TOKYO — As Bangladesh’s garment factories — crucial foreign exchange earners for the South Asian country — reopen after a major political earthquake, they face a critical issue: Long the backbone of the industry, women have been increasingly departing due to a host of factors including hindrances to advancement.
Among female workers who left the Bangladesh Ready Made Garment (RMG) sector in 2021, just 1% did so as supervisors, according to a report last year by the Ethical Trading Initiative, a U.K. alliance of trade unions, NGOs and companies.
“As supervisors require additional skills, such as basic accountancy and communication skills, women workers with limited education tend to lack the confidence to pursue such roles,” according to a report on gender composition in Bangladesh’s garment industry published in 2020 by the International Labour Organization.
With an interim government working to restore political and economic stability in the country — popular protests forced longtime leader Sheikh Hasina to flee abroad in early August — education is seen as one solution to improving opportunities and conditions for women in the critical sector.
In Japan, the University of Tokyo has a joint program with the Asian University for Women (AUW), an institution of higher learning located in the port city of Chittagong in southeastern Bangladesh. The two schools carried out an exchange event in Tokyo from the end of last month.

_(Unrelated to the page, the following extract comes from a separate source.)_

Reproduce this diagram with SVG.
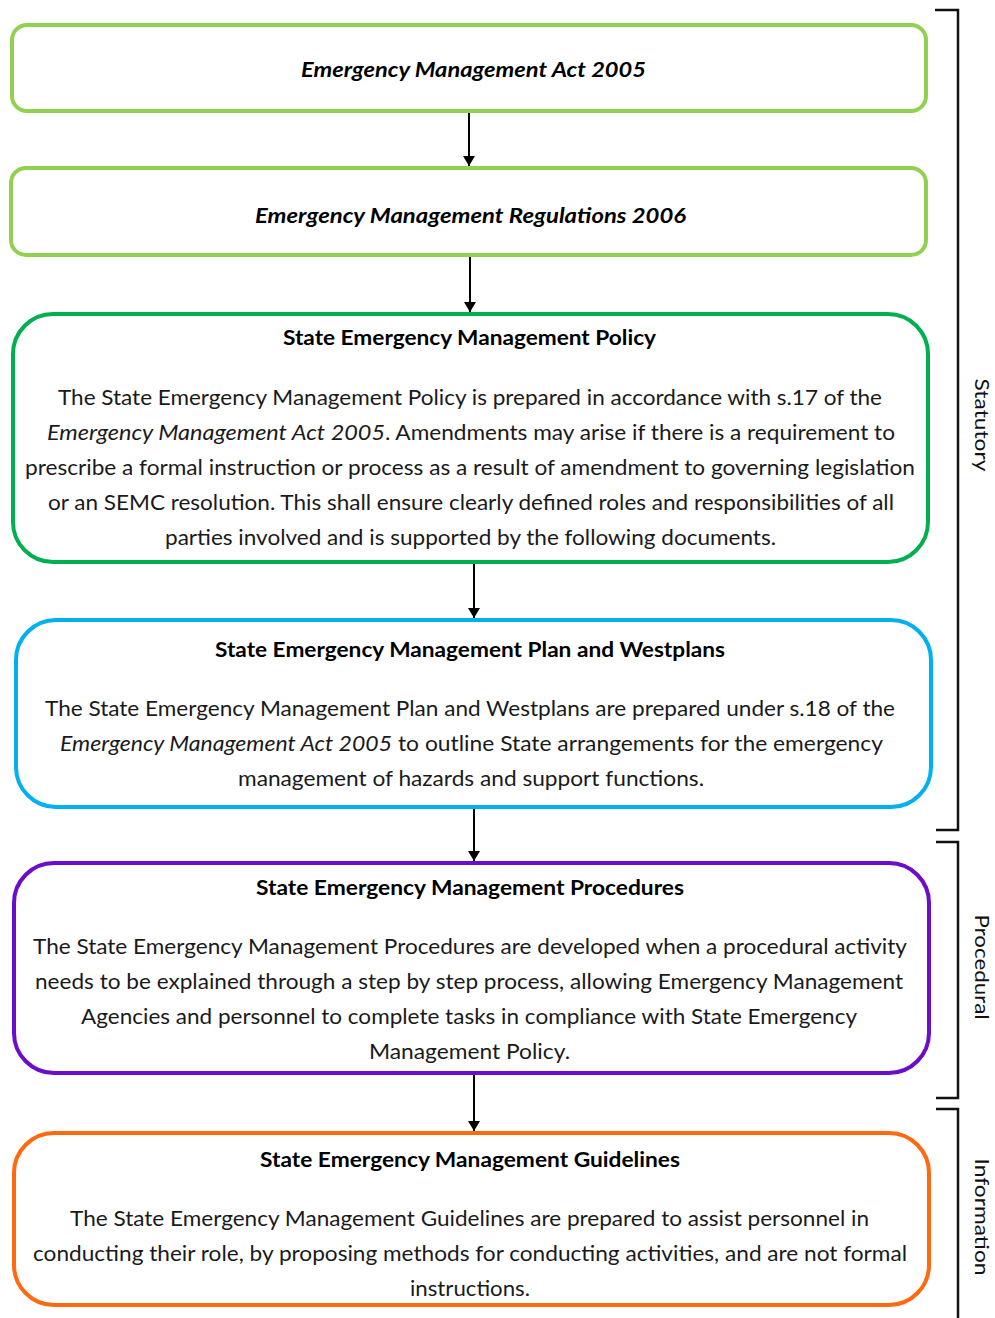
<svg xmlns="http://www.w3.org/2000/svg" width="995" height="1318" viewBox="0 0 995 1318">
<defs>
<marker id="ah" viewBox="0 0 10 12" refX="10" refY="6" markerWidth="10" markerHeight="12" markerUnits="userSpaceOnUse" orient="auto">
<path d="M0,0 L10,6 L0,12 Z" fill="#000"/>
</marker>
<style>
.box{fill:#fff;stroke-width:4}
.t{font-family:Lato,"Open Sans","Liberation Sans",sans-serif;font-size:21px;fill:#1a1a1a}
.b{font-weight:bold;fill:#000}
.bi{font-weight:bold;font-style:italic;fill:#000}
.i{font-style:italic}
.side{font-family:Lato,"Open Sans","Liberation Sans",sans-serif;font-size:20px;fill:#111;text-anchor:middle}
.con{stroke:#000;stroke-width:2;fill:none}
.br{stroke:#111;stroke-width:2.5;fill:none}
</style>
</defs>
<rect width="995" height="1318" fill="#fff"/>

<g id="brackets">
<path class="br" d="M935,10 H958 V830 H936"/>
<path class="br" d="M936,842 H958 V1098 H936"/>
<path class="br" d="M936,1109 H958 V1318"/>
<text class="side" transform="translate(975,425) rotate(90)" textLength="93" lengthAdjust="spacingAndGlyphs">Statutory</text>
<text class="side" transform="translate(975,967) rotate(90)" textLength="105" lengthAdjust="spacingAndGlyphs">Procedural</text>
<text class="side" transform="translate(975,1217) rotate(90)" textLength="117" lengthAdjust="spacingAndGlyphs">Information</text>
</g>

<g id="connectors">
<line class="con" x1="469" y1="113" x2="469" y2="166" marker-end="url(#ah)"/>
<line class="con" x1="470" y1="257" x2="470" y2="312" marker-end="url(#ah)"/>
<line class="con" x1="474" y1="564" x2="474" y2="618" marker-end="url(#ah)"/>
<line class="con" x1="474" y1="809" x2="474" y2="861" marker-end="url(#ah)"/>
<line class="con" x1="474" y1="1075" x2="474" y2="1131" marker-end="url(#ah)"/>
</g>

<g id="act">
<rect class="box" x="12" y="25" width="914" height="86" rx="15" stroke="#92D050"/>
<text class="t bi" x="301" y="77" textLength="345" lengthAdjust="spacingAndGlyphs">Emergency Management Act 2005</text>
</g>

<g id="regulations">
<rect class="box" x="11" y="168" width="915" height="87" rx="15" stroke="#92D050"/>
<text class="t bi" x="255" y="223" textLength="431" lengthAdjust="spacingAndGlyphs">Emergency Management Regulations 2006</text>
</g>

<g id="policy">
<rect class="box" x="13" y="314" width="915" height="248" rx="40" stroke="#00B050"/>
<text class="t b" x="283" y="345" textLength="373" lengthAdjust="spacingAndGlyphs">State Emergency Management Policy</text>
<text class="t" x="58" y="405" textLength="824" lengthAdjust="spacingAndGlyphs">The State Emergency Management Policy is prepared in accordance with s.17 of the</text>
<text class="t i" x="47" y="440" textLength="338" lengthAdjust="spacingAndGlyphs">Emergency Management Act 2005</text>
<text class="t" x="385" y="440" textLength="510" lengthAdjust="spacingAndGlyphs">. Amendments may arise if there is a requirement to</text>
<text class="t" x="25" y="475" textLength="890" lengthAdjust="spacingAndGlyphs">prescribe a formal instruction or process as a result of amendment to governing legislation</text>
<text class="t" x="48" y="510" textLength="846" lengthAdjust="spacingAndGlyphs">or an SEMC resolution. This shall ensure clearly defined roles and responsibilities of all</text>
<text class="t" x="165" y="545" textLength="611" lengthAdjust="spacingAndGlyphs">parties involved and is supported by the following documents.</text>
</g>

<g id="plan">
<rect class="box" x="16" y="620" width="915" height="187" rx="40" stroke="#00B0F0"/>
<text class="t b" x="215" y="657" textLength="510" lengthAdjust="spacingAndGlyphs">State Emergency Management Plan and Westplans</text>
<text class="t" x="45" y="716" textLength="850" lengthAdjust="spacingAndGlyphs">The State Emergency Management Plan and Westplans are prepared under s.18 of the</text>
<text class="t i" x="60" y="751" textLength="332" lengthAdjust="spacingAndGlyphs">Emergency Management Act 2005</text>
<text class="t" x="398" y="751" textLength="485" lengthAdjust="spacingAndGlyphs">to outline State arrangements for the emergency</text>
<text class="t" x="238" y="786" textLength="466" lengthAdjust="spacingAndGlyphs">management of hazards and support functions.</text>
</g>

<g id="procedures">
<rect class="box" x="14" y="863" width="915" height="210" rx="40" stroke="#6A0DCC"/>
<text class="t b" x="256" y="895" textLength="428" lengthAdjust="spacingAndGlyphs">State Emergency Management Procedures</text>
<text class="t" x="33" y="954" textLength="874" lengthAdjust="spacingAndGlyphs">The State Emergency Management Procedures are developed when a procedural activity</text>
<text class="t" x="35" y="989" textLength="868" lengthAdjust="spacingAndGlyphs">needs to be explained through a step by step process, allowing Emergency Management</text>
<text class="t" x="81" y="1024" textLength="776" lengthAdjust="spacingAndGlyphs">Agencies and personnel to complete tasks in compliance with State Emergency</text>
<text class="t" x="369" y="1059" textLength="201" lengthAdjust="spacingAndGlyphs">Management Policy.</text>
</g>

<g id="guidelines">
<rect class="box" x="14" y="1133" width="915" height="172" rx="40" stroke="#FF6A10"/>
<text class="t b" x="260" y="1167" textLength="420" lengthAdjust="spacingAndGlyphs">State Emergency Management Guidelines</text>
<text class="t" x="70" y="1226" textLength="799" lengthAdjust="spacingAndGlyphs">The State Emergency Management Guidelines are prepared to assist personnel in</text>
<text class="t" x="33" y="1261" textLength="874" lengthAdjust="spacingAndGlyphs">conducting their role, by proposing methods for conducting activities, and are not formal</text>
<text class="t" x="410" y="1296" textLength="120" lengthAdjust="spacingAndGlyphs">instructions.</text>
</g>
</svg>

AUW teaches almost 1,500 female students in Asia, including from Bangladesh, Afghanistan, Myanmar and Nepal. It focuses on those with limited access to schooling due to economic or cultural constraints.
Some of its students previously labored in sewing factories that partnered with Japanese casualwear manufacturer Uniqlo. The brand, which manufactures in low-wage Asian countries including Bangladesh, has taken an interest in supporting students, regardless of gender, with a company foundation organizing an event at the university gathering.
International clothing manufacturers have come under increasing pressure to improve operations in Bangladesh and other production locations, and also to remedy procurement practices seen as problematic.
Uniqlo came under suspicion in 2021 by U.S. Customs and Border Protection, which blocked imports of company shirts, citing insufficient evidence they were free from forced labor in China’s Xinjiang region.
The brand’s owner Fast Retailing, which denied any link to forced labor, has increased supply chain and compliance checks.
Kathy Matsui, a former vice chair of Goldman Sachs Japan who participated in the university event, said women in developing Asia need more skills to be “change makers” rather than employees. “If you think about leadership of a country, NGO or organization, you do need a higher level of education,” she told Nikkei Asia in an interview, calling it a “magic bullet.”
Matsui said “women can lead a garment factory” in Bangladesh rather than working in the manufacturing process. The key, she stressed, is knowledge.
AUW recently introduced a master’s program in apparel and retail management, Matsui said. She recalled visiting Bangladesh to attend an AUW graduation ceremony and meeting a graduate who had worked at a clothing factory. “She and her classmates are now starting their own apparel company,” she said, adding that it is led solely by women.
Matsui said that if Bangladeshi women can work at the management level in clothing factories those facilities will have “better labor practices, different from the typical garment factories” operated predominantly by men.
Still, the challenge is enormous, with the Ethical Trading Initiative acknowledging that Bangladeshi women all too often assume there is little they can do about the roles they are offered in the workplace.
“It appears women have accepted the norm that they can only work as helpers or operators reporting to male line managers and supervisors,” ETI’s report report said, calling upward mobility “extremely limited” for female garment workers.
ETI also cited other factors affecting women in the industry — pressures related to pregnancy, childrearing and other family responsibilities as well as overtime work and abusive situations.
Tahsin Zulnoon, a second-year AUW undergraduate from Bangladesh, is clear-eyed about the severe situation facing women in her country but also sees hope that she can be a force for change.
“Most of the females are poor and so they work in garment factories,” she said, adding that she believes women should have opportunities beyond that industry in a broad range of fields.
She aims to obtain a master’s in the U.S. and raise awareness of broader opportunities for women.
“I want to be someone who people would listen to,” she said. “I want to be significant to them. … I do think that I can deliver a message to my community.”